* **Problem to work on**
Using the data below, determine the number of lines that include the string "matplotlib". Write only that number.

>> Begin Records to use

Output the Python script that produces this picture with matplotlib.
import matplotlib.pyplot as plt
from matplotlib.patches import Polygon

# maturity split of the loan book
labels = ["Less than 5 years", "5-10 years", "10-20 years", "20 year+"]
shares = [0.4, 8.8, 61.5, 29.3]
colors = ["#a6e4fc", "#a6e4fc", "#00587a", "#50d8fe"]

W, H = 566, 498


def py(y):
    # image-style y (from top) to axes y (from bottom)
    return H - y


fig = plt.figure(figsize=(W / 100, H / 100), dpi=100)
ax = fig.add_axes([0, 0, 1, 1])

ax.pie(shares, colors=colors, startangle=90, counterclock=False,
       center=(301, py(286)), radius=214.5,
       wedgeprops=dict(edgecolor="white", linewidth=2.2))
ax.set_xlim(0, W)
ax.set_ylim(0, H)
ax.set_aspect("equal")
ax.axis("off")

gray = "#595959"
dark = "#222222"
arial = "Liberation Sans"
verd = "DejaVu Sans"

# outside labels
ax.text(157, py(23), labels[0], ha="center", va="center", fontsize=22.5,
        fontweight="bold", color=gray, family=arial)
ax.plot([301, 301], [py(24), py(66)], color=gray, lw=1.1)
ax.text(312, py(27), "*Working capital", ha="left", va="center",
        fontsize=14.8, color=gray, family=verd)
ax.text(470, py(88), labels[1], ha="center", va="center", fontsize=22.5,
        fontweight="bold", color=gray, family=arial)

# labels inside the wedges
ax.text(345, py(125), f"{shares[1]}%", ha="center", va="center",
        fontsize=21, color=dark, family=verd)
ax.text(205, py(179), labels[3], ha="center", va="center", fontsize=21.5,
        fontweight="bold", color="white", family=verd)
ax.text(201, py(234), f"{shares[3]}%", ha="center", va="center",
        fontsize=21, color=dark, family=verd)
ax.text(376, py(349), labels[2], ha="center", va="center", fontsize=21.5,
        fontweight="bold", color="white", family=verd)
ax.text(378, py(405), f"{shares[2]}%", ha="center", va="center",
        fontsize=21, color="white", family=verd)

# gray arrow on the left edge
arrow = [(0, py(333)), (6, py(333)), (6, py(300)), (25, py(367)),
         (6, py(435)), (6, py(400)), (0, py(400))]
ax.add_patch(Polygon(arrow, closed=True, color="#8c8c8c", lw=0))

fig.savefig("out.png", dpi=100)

>> End Records to use
>> Begin Records to use

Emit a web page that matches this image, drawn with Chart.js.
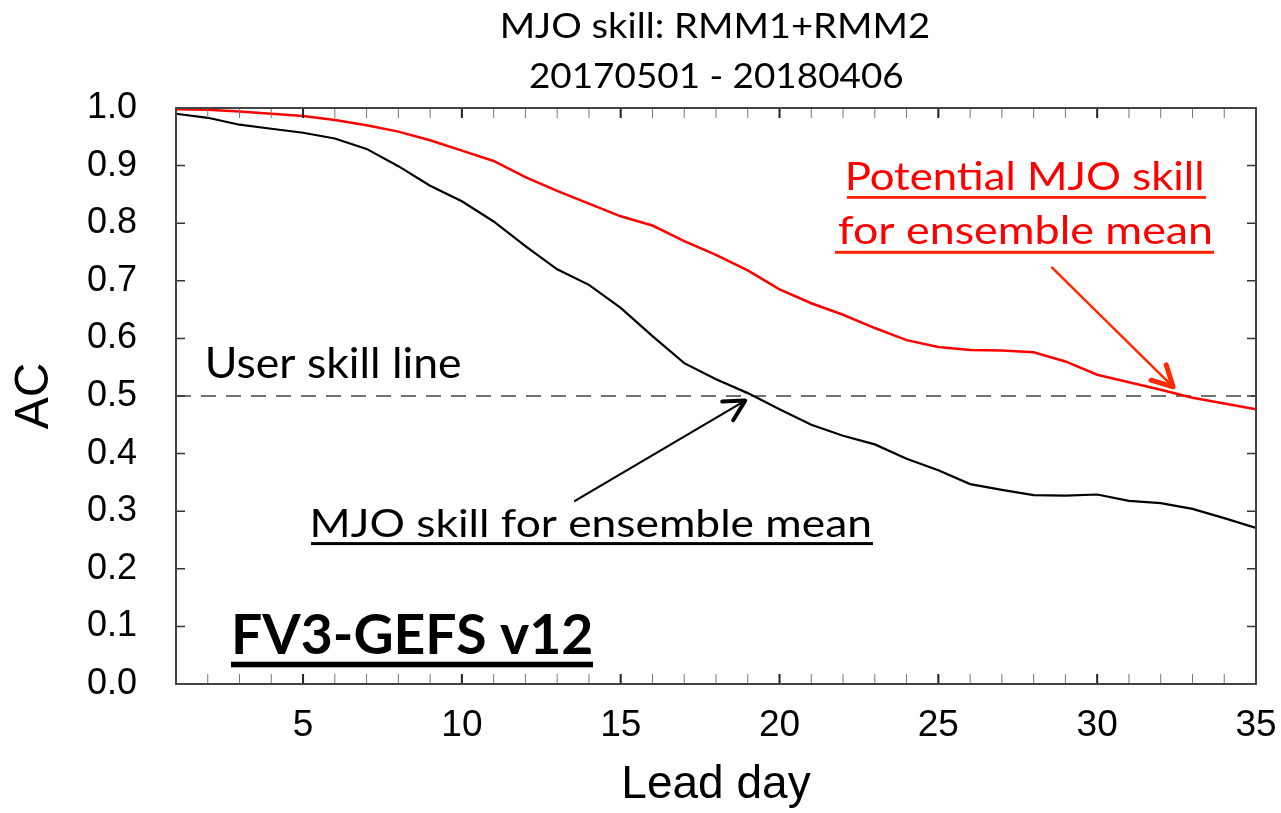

>> End Records to use

* **Expected output**
3